■ What is being asked:
Can you output the material exactly as written, minus any pictures it holds?

----------

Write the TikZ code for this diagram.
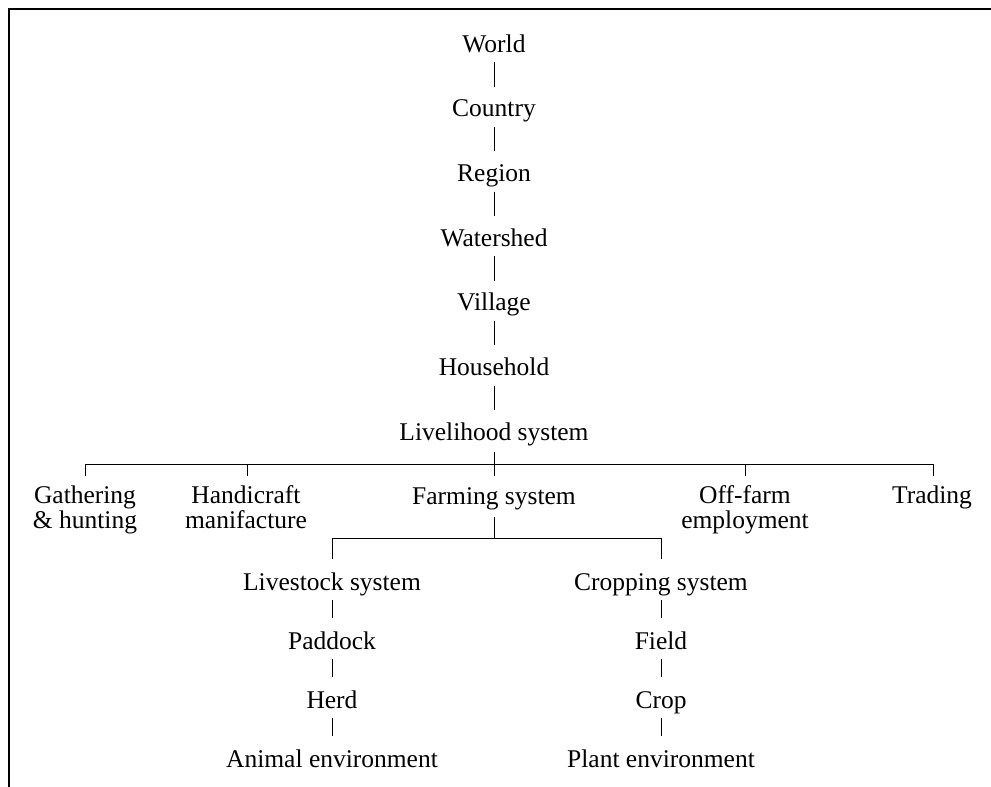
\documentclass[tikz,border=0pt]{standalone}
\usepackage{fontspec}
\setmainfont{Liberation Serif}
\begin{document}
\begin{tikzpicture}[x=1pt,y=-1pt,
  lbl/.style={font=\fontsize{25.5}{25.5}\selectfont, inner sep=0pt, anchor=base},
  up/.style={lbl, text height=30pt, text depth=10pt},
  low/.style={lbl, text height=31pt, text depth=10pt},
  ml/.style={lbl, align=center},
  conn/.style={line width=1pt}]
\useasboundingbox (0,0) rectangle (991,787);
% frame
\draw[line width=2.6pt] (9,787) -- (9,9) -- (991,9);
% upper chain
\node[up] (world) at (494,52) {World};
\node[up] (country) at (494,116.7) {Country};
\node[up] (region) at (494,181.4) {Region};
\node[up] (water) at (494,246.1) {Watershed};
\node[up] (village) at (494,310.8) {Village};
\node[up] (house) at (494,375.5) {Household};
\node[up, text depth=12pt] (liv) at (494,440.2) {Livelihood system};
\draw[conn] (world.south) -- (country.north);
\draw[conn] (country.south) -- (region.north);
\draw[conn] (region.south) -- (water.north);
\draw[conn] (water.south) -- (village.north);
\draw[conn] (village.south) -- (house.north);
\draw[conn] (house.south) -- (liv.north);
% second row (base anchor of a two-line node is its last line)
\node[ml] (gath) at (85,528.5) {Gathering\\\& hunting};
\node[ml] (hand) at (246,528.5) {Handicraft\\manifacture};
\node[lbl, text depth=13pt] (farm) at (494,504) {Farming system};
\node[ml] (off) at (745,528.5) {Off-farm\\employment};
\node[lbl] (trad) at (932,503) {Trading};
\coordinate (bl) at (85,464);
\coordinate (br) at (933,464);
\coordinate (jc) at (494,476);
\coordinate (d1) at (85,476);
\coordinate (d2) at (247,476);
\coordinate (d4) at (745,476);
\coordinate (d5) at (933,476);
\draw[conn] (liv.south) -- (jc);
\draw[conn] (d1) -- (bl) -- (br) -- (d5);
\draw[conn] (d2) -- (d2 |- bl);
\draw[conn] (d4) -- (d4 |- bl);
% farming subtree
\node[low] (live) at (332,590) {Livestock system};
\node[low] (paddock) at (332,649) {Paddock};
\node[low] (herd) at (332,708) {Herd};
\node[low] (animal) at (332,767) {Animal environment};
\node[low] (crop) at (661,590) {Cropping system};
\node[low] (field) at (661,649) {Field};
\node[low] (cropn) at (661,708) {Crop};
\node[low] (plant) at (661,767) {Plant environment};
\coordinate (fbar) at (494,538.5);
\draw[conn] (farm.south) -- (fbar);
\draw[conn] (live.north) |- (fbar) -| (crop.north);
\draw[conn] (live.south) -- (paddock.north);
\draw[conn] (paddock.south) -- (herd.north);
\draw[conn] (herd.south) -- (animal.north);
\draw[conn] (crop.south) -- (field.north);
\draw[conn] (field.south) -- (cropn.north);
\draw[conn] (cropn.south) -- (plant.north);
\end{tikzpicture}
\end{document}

----------

■ Expected answer:
Write the TikZ code for this diagram.
\documentclass[tikz,border=0pt]{standalone}
\usepackage{fontspec}
\setmainfont{Liberation Serif}
\begin{document}
\begin{tikzpicture}[x=1pt,y=-1pt,
  lbl/.style={font=\fontsize{25.5}{25.5}\selectfont, inner sep=0pt, anchor=base},
  up/.style={lbl, text height=30pt, text depth=10pt},
  low/.style={lbl, text height=31pt, text depth=10pt},
  ml/.style={lbl, align=center},
  conn/.style={line width=1pt}]
\useasboundingbox (0,0) rectangle (991,787);
% frame
\draw[line width=2.6pt] (9,787) -- (9,9) -- (991,9);
% upper chain
\node[up] (world) at (494,52) {World};
\node[up] (country) at (494,116.7) {Country};
\node[up] (region) at (494,181.4) {Region};
\node[up] (water) at (494,246.1) {Watershed};
\node[up] (village) at (494,310.8) {Village};
\node[up] (house) at (494,375.5) {Household};
\node[up, text depth=12pt] (liv) at (494,440.2) {Livelihood system};
\draw[conn] (world.south) -- (country.north);
\draw[conn] (country.south) -- (region.north);
\draw[conn] (region.south) -- (water.north);
\draw[conn] (water.south) -- (village.north);
\draw[conn] (village.south) -- (house.north);
\draw[conn] (house.south) -- (liv.north);
% second row (base anchor of a two-line node is its last line)
\node[ml] (gath) at (85,528.5) {Gathering\\\& hunting};
\node[ml] (hand) at (246,528.5) {Handicraft\\manifacture};
\node[lbl, text depth=13pt] (farm) at (494,504) {Farming system};
\node[ml] (off) at (745,528.5) {Off-farm\\employment};
\node[lbl] (trad) at (932,503) {Trading};
\coordinate (bl) at (85,464);
\coordinate (br) at (933,464);
\coordinate (jc) at (494,476);
\coordinate (d1) at (85,476);
\coordinate (d2) at (247,476);
\coordinate (d4) at (745,476);
\coordinate (d5) at (933,476);
\draw[conn] (liv.south) -- (jc);
\draw[conn] (d1) -- (bl) -- (br) -- (d5);
\draw[conn] (d2) -- (d2 |- bl);
\draw[conn] (d4) -- (d4 |- bl);
% farming subtree
\node[low] (live) at (332,590) {Livestock system};
\node[low] (paddock) at (332,649) {Paddock};
\node[low] (herd) at (332,708) {Herd};
\node[low] (animal) at (332,767) {Animal environment};
\node[low] (crop) at (661,590) {Cropping system};
\node[low] (field) at (661,649) {Field};
\node[low] (cropn) at (661,708) {Crop};
\node[low] (plant) at (661,767) {Plant environment};
\coordinate (fbar) at (494,538.5);
\draw[conn] (farm.south) -- (fbar);
\draw[conn] (live.north) |- (fbar) -| (crop.north);
\draw[conn] (live.south) -- (paddock.north);
\draw[conn] (paddock.south) -- (herd.north);
\draw[conn] (herd.south) -- (animal.north);
\draw[conn] (crop.south) -- (field.north);
\draw[conn] (field.south) -- (cropn.north);
\draw[conn] (cropn.south) -- (plant.north);
\end{tikzpicture}
\end{document}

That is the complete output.